start Provided material
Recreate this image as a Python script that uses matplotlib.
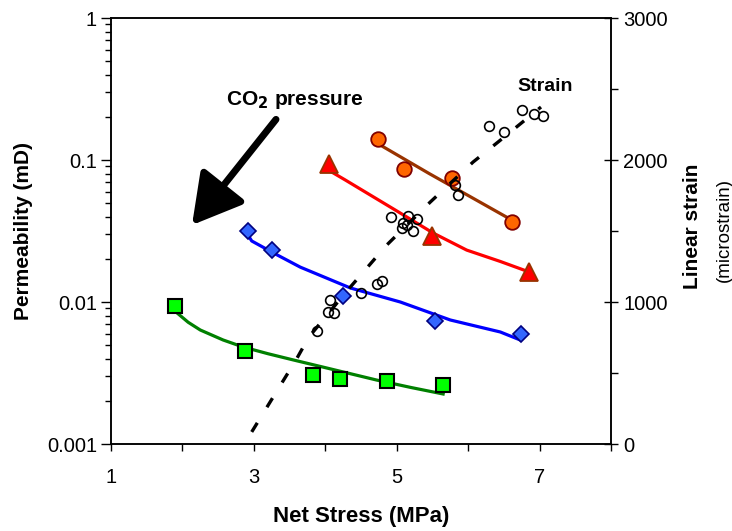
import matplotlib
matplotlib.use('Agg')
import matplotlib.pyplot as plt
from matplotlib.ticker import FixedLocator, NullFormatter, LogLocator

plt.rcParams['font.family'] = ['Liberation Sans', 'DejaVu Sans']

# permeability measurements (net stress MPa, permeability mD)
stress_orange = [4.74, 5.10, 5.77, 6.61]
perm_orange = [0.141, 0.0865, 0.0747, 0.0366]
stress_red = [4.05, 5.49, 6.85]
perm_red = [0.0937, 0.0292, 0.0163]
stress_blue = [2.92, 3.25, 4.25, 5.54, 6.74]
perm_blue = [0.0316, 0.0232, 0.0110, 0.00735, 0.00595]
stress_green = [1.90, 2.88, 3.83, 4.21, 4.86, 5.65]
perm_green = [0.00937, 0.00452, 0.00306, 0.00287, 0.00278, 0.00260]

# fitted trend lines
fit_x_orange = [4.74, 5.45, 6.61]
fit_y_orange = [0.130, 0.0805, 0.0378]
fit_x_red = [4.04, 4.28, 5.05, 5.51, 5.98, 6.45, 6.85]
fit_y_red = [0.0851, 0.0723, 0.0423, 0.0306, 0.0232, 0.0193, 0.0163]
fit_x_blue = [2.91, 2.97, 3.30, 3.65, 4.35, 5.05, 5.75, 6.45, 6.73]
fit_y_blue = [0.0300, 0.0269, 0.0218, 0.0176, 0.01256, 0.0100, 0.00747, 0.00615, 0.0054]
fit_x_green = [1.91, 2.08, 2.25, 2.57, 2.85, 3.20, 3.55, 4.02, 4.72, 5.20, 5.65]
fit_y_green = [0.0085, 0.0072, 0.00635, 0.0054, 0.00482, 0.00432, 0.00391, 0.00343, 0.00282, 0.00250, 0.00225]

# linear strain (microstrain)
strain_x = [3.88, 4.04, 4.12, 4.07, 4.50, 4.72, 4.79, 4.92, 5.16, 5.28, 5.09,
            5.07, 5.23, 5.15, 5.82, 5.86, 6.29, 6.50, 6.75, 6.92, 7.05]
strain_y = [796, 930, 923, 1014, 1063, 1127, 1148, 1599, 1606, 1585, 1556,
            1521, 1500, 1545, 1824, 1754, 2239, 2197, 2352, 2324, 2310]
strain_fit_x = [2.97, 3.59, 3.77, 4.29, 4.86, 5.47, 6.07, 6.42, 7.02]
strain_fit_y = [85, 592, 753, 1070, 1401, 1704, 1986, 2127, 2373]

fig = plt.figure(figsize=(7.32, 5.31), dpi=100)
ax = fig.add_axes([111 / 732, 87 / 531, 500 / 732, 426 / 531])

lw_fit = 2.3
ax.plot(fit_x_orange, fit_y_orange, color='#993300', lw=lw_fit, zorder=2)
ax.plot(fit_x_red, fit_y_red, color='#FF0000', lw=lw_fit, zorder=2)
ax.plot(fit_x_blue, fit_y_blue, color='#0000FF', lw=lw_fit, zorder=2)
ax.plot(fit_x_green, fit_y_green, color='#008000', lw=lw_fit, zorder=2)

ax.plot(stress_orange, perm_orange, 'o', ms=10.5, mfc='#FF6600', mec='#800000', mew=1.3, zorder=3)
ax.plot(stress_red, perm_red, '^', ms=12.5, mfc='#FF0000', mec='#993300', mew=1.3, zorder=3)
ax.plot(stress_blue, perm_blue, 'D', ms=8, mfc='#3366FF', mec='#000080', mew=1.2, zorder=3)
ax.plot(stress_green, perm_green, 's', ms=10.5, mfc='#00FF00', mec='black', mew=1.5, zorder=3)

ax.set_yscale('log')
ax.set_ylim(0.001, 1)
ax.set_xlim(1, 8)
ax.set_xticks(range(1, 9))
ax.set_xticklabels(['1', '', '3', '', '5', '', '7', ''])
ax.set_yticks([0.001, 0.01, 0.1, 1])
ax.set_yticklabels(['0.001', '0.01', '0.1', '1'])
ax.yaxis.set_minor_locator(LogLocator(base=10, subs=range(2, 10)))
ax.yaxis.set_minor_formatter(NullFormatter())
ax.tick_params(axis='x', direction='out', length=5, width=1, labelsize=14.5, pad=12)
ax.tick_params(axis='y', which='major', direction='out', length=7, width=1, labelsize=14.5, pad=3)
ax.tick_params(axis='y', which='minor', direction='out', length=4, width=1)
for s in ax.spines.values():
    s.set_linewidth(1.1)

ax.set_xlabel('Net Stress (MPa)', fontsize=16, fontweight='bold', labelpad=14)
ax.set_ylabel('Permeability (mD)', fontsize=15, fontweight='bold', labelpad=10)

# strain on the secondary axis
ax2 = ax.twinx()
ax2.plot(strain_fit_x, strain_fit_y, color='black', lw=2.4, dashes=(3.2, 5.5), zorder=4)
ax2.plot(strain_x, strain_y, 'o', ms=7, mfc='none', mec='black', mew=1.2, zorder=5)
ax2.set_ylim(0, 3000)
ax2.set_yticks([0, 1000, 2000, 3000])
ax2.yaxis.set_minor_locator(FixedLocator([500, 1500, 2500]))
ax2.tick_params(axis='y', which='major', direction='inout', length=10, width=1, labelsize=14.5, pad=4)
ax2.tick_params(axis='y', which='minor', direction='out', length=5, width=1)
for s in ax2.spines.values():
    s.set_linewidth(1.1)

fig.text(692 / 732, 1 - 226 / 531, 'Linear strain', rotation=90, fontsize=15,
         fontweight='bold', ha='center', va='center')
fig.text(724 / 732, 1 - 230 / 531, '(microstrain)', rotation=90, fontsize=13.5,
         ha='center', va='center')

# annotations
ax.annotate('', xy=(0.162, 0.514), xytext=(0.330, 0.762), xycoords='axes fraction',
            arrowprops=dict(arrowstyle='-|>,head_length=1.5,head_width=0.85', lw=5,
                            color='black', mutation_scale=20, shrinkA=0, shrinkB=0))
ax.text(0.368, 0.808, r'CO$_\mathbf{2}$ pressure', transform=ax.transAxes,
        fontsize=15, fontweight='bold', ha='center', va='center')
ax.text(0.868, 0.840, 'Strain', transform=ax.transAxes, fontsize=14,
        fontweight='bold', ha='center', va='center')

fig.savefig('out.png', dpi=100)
end Provided material
### Job
Extract every line containing the string "matplotlib" from the material.

### Task response
Recreate this image as a Python script that uses matplotlib.
import matplotlib
matplotlib.use('Agg')
import matplotlib.pyplot as plt
from matplotlib.ticker import FixedLocator, NullFormatter, LogLocator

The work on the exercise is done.